Так славно было бы отправить этого дерзкого на расстрел! И вообще - правильно повторяет император, что все русские варвары... Но герцог Экмюльский проглотил обиду. Пока! (До всех доберемся скоро. Впереди - Москва!)

И еще раз довелось Орлову лицезреть в 1812 году наполеоновских маршалов всей честной компанией. Это когда после Смоленской битвы ездил (уже флигель-адъютантом Александра I) во французский лагерь, чтобы разведать, попал ли в плен генерал П.А. Тучков или же убит под Смоленском. Сподобился тогда побеседовать с самим Бонапартом - совсем как Сашка Чернышев, когда-то сослуживец по кавалергардам, франт и хвастун, который Наполеону за что-то полюбился, после Тильзита то и дело катал к нему в Париж (по поручению государя, само собой разумеется) и вел, если не врет, длиннейшие душеспасительные беседы со вселенским завоевателем - Волконский говорил, что Сашкины отчеты длинны, как роман, и везде он на первом плане, а Наполеон где-то на втором... Ну, из своей беседы с Бонапартом Орлову роман не выдуть - да и лопнула она, беседа-то, после того как не выдержал и на бонапартов вопрос, готов ли царь теперь подписать мир или еще нет, ответил без экивоков: пока французы в России, у России с ними мира не будет!
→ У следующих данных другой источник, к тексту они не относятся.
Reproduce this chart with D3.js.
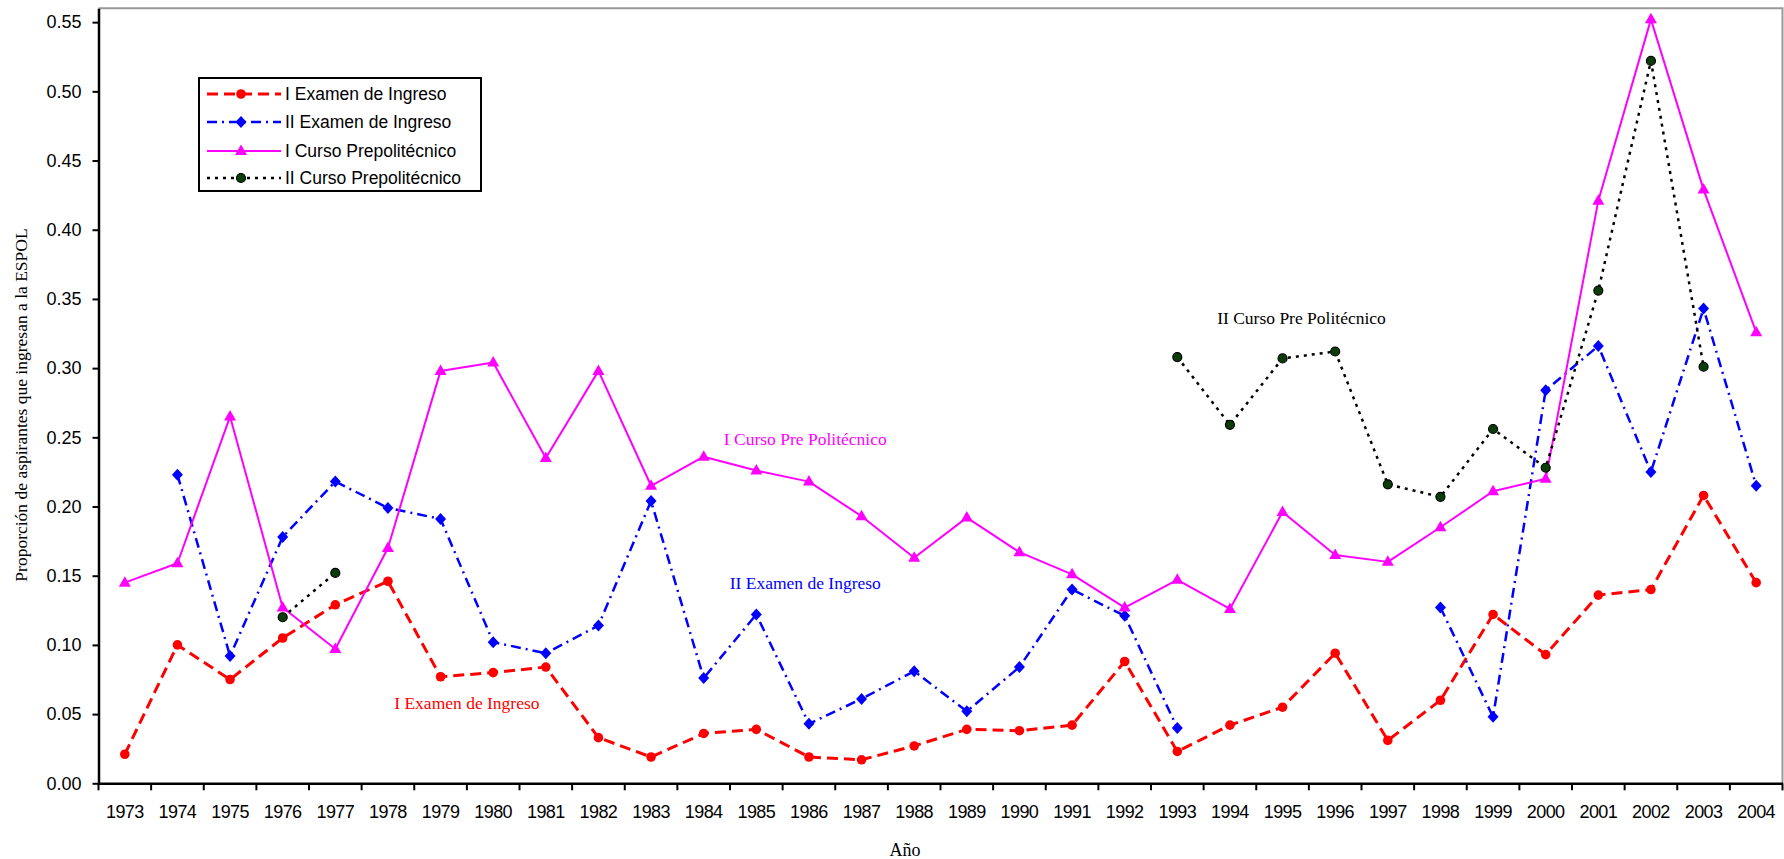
<!DOCTYPE html>
<html>
<head>
<meta charset="utf-8">
<script src="https://cdn.jsdelivr.net/npm/d3@7"></script>
<style>
  html, body { margin: 0; padding: 0; background: #fff; }
  svg { display: block; }
</style>
</head>
<body>
<svg id="chart" width="1784" height="859"></svg>
<script>
const years = ["1973","1974","1975","1976","1977","1978","1979","1980","1981","1982",
  "1983","1984","1985","1986","1987","1988","1989","1990","1991","1992",
  "1993","1994","1995","1996","1997","1998","1999","2000","2001","2002","2003","2004"];

const examenI = [0.021,0.100,0.075,0.105,0.129,0.146,0.077,0.080,0.084,0.033,
  0.019,0.036,0.039,0.019,0.017,0.027,0.039,0.038,0.042,0.088,
  0.023,0.042,0.055,0.094,0.031,0.060,0.122,0.093,0.136,0.140,0.208,0.145];

const examenII = [null,0.223,0.092,0.178,0.218,0.199,0.191,0.102,0.094,0.114,
  0.204,0.076,0.122,0.043,0.061,0.081,0.052,0.084,0.140,0.121,
  0.040,null,null,null,null,0.127,0.048,0.284,0.316,0.225,0.343,0.215];

const cursoI = [0.145,0.159,0.265,0.127,0.097,0.170,0.298,0.304,0.235,0.298,
  0.215,0.236,0.226,0.218,0.193,0.163,0.192,0.167,0.151,0.127,
  0.147,0.126,0.196,0.165,0.160,0.185,0.211,0.220,0.421,0.552,0.429,0.326];

const cursoII = [null,null,null,0.120,0.152,null,null,null,null,null,
  null,null,null,null,null,null,null,null,null,null,
  0.308,0.259,0.307,0.312,0.216,0.207,0.256,0.228,0.356,0.522,0.301,null];

const yTicks = [0,0.05,0.10,0.15,0.20,0.25,0.30,0.35,0.40,0.45,0.50,0.55];

const seriesNames = ["I Examen de Ingreso","II Examen de Ingreso","I Curso Prepolitécnico","II Curso Prepolitécnico"];

// annotation anchors in data units (year position on the category axis, proportion)
const annotationTexts = ["I Examen de Ingreso","I Curso Pre Politécnico","II Examen de Ingreso","II Curso Pre Politécnico"];
const annotationYears = [1980.0, 1986.43, 1986.43, 1995.86];
const annotationValues = [0.058, 0.249, 0.145, 0.336];
const annotationColors = ["#ff0000","#ff00ff","#0000ff","#000000"];

// ---- layout ----
const svg = d3.select("#chart");
const L = 98.5, R = 1782.5, T = 8.3, B = 783.3;

const x = d3.scaleBand().domain(years).range([L, R]).padding(0);
const cx = d => x(d) + x.bandwidth() / 2;
const xCont = d3.scaleLinear().domain([1973, 1973 + years.length]).range([L, R]);
const y = d3.scaleLinear().domain([0, 0.56]).range([B, T]);

// gray frame (top and right)
svg.append("path")
  .attr("d", `M${L},${T}H${R}V${B}`)
  .attr("fill", "none").attr("stroke", "#999").attr("stroke-width", 2);

// y axis
const yAxis = svg.append("g").attr("transform", `translate(${L},0)`)
  .call(d3.axisLeft(y).tickValues(yTicks).tickFormat(d3.format(".2f"))
    .tickSize(6).tickSizeOuter(0).tickPadding(11));
yAxis.select(".domain").attr("stroke", "#000").attr("stroke-width", 2.5);
yAxis.selectAll(".tick line").attr("stroke", "#000").attr("stroke-width", 2);
yAxis.selectAll(".tick text")
  .attr("font-family", "'Liberation Sans', Arial, sans-serif")
  .attr("font-size", 18).attr("fill", "#000");

// x axis (labels centered in bands, ticks on boundaries)
const xAxis = svg.append("g").attr("transform", `translate(0,${B})`)
  .call(d3.axisBottom(x).tickSize(0).tickSizeOuter(0).tickPadding(22));
xAxis.select(".domain").attr("stroke", "#000").attr("stroke-width", 2.5);
xAxis.selectAll(".tick text")
  .attr("font-family", "'Liberation Sans', Arial, sans-serif")
  .attr("font-size", 18).attr("fill", "#000").attr("letter-spacing", -0.6);
const bounds = years.map(d => x(d)).concat([x(years[years.length - 1]) + x.bandwidth()]);
svg.append("g").selectAll("line").data(bounds).join("line")
  .attr("x1", d => d).attr("x2", d => d)
  .attr("y1", B).attr("y2", B + 7)
  .attr("stroke", "#000").attr("stroke-width", 2);

// axis titles
svg.append("text")
  .attr("transform", `translate(21,405) rotate(-90)`)
  .attr("text-anchor", "middle").attr("dy", "0.35em")
  .attr("font-family", "'Liberation Serif', 'Times New Roman', serif")
  .attr("font-size", 17.5).attr("fill", "#000")
  .text("Proporción de aspirantes que ingresan a la ESPOL");
svg.append("text")
  .attr("x", 905).attr("y", 856)
  .attr("text-anchor", "middle")
  .attr("font-family", "'Liberation Serif', 'Times New Roman', serif")
  .attr("font-size", 18).attr("fill", "#000")
  .text("Año");

// ---- series ----
const diamond = "M0,-6L5.5,0L0,6L-5.5,0Z";
const triangle = "M0,-6.5L6,4L-6,4Z";

const series = [
  {name: seriesNames[0], values: examenI, color: "#ff0000", width: 3, dash: "11,6", marker: "circle", fill: "#ff0000"},
  {name: seriesNames[1], values: examenII, color: "#0000ff", width: 2.5, dash: "10,5,2,5", marker: "diamond", fill: "#0000ff"},
  {name: seriesNames[2], values: cursoI, color: "#ff00ff", width: 2, dash: null, marker: "triangle", fill: "#ff00ff"},
  {name: seriesNames[3], values: cursoII, color: "#000000", width: 2.5, dash: "3,5", marker: "dot", fill: "#0b3d0b"}
];

function drawMarker(g, s) {
  if (s.marker === "circle") {
    g.append("circle").attr("r", 4.8).attr("fill", s.fill);
  } else if (s.marker === "diamond") {
    g.append("path").attr("d", diamond).attr("fill", s.fill);
  } else if (s.marker === "triangle") {
    g.append("path").attr("d", triangle).attr("fill", s.fill);
  } else {
    g.append("circle").attr("r", 4.5).attr("fill", s.fill).attr("stroke", "#000").attr("stroke-width", 1.2);
  }
}

const line = d3.line().defined(d => d.v != null).x(d => cx(d.year)).y(d => y(d.v));

series.forEach(s => {
  const pts = years.map((yr, i) => ({year: yr, v: s.values[i]}));
  svg.append("path").datum(pts)
    .attr("d", line)
    .attr("fill", "none")
    .attr("stroke", s.color)
    .attr("stroke-width", s.width)
    .attr("stroke-dasharray", s.dash)
    .attr("stroke-linejoin", "round");
  const mg = svg.append("g");
  pts.filter(p => p.v != null).forEach(p => {
    const g = mg.append("g").attr("transform", `translate(${cx(p.year)},${y(p.v)})`);
    drawMarker(g, s);
  });
});

// annotations
annotationTexts.forEach((t, i) => {
  svg.append("text")
    .attr("x", xCont(annotationYears[i])).attr("y", y(annotationValues[i]))
    .attr("dy", "0.35em").attr("text-anchor", "middle")
    .attr("font-family", "'Liberation Serif', 'Times New Roman', serif")
    .attr("font-size", 17.5).attr("fill", annotationColors[i])
    .text(t);
});

// ---- legend ----
const lg = svg.append("g").attr("transform", "translate(199,78)");
lg.append("rect").attr("width", 282).attr("height", 113)
  .attr("fill", "#fff").attr("stroke", "#000").attr("stroke-width", 2);
const rowY = [16, 44, 73, 100];
series.forEach((s, i) => {
  const r = lg.append("g").attr("transform", `translate(0,${rowY[i]})`);
  r.append("line").attr("x1", 8).attr("x2", 82).attr("y1", 0).attr("y2", 0)
    .attr("stroke", s.color).attr("stroke-width", s.width)
    .attr("stroke-dasharray", s.dash);
  const mk = r.append("g").attr("transform", "translate(42,0)");
  drawMarker(mk, s);
  r.append("text").attr("x", 86).attr("y", 0).attr("dy", "0.35em")
    .attr("font-family", "'Liberation Sans', Arial, sans-serif")
    .attr("font-size", 17.5).attr("fill", "#000")
    .text(s.name);
});
</script>
</body>
</html>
После весь год славной Отечественной войны французов видел все на поле брани - из штабистов перешел в партизаны, соревнуя давнему другу, поэту Денису Давыдову. Воевали понемножку; но всего памятнее, как отбили у врага в сентябре Верею, где французы окопались по всем законам фортификационной науки, словно век собрались там отсиживаться. Получил за Верею из рук Кутузова орден Св. Георгия - самую желанную для военного награду! Снова пришлось ехать в пасть к неприятелю (с кутузовским поручением) уже когда проводили гостей со всей вежливостью за пределы Отечества и начинали заграничный поход. Было это в начале 1813 года, и заметно выцветшая главная квартира Великой армии как-то не осела в памяти. Жалкий у нее был тогда вид, по правде сказать. И маршала Мармона видеть тогда не довелось, чего не было, того не было. Но вот - привел Бог делать свое привычное парламентерское дело и в самом Париже (как предрекал Орлов когда-то за столом у Даву)!..

 

 

 

...Битый час в трактире на окраине Парижа никак не могла хоть на шаг сдвинуться вперед сразу же увязшая колесница переговоров. С французской стороны в ней, этой фигуральной "колеснице", восседали сразу два герцога - Рагузский, уже нам известный, и Тревизский (то есть маршал Мортье). С нашей стороны кроме Орлова был Нессельроде, присуседившийся-таки к историческому делу после того, как огонь на всей линии был прекращен, а также полковник Парр от австрийских союзников. Оба маршала-герцога как закипели, услыхав предложение сдать Париж вместе с гарнизоном, так и продолжали без устали спускать пар. Орлов говорит: "Они напоминали о прежних заслугах своих, высчитывали все сражения, в которых покрыли себя славою, и объявили великодушно, что лучше погребут себя под развалинами Парижа, чем подпишут такую капитуляцию".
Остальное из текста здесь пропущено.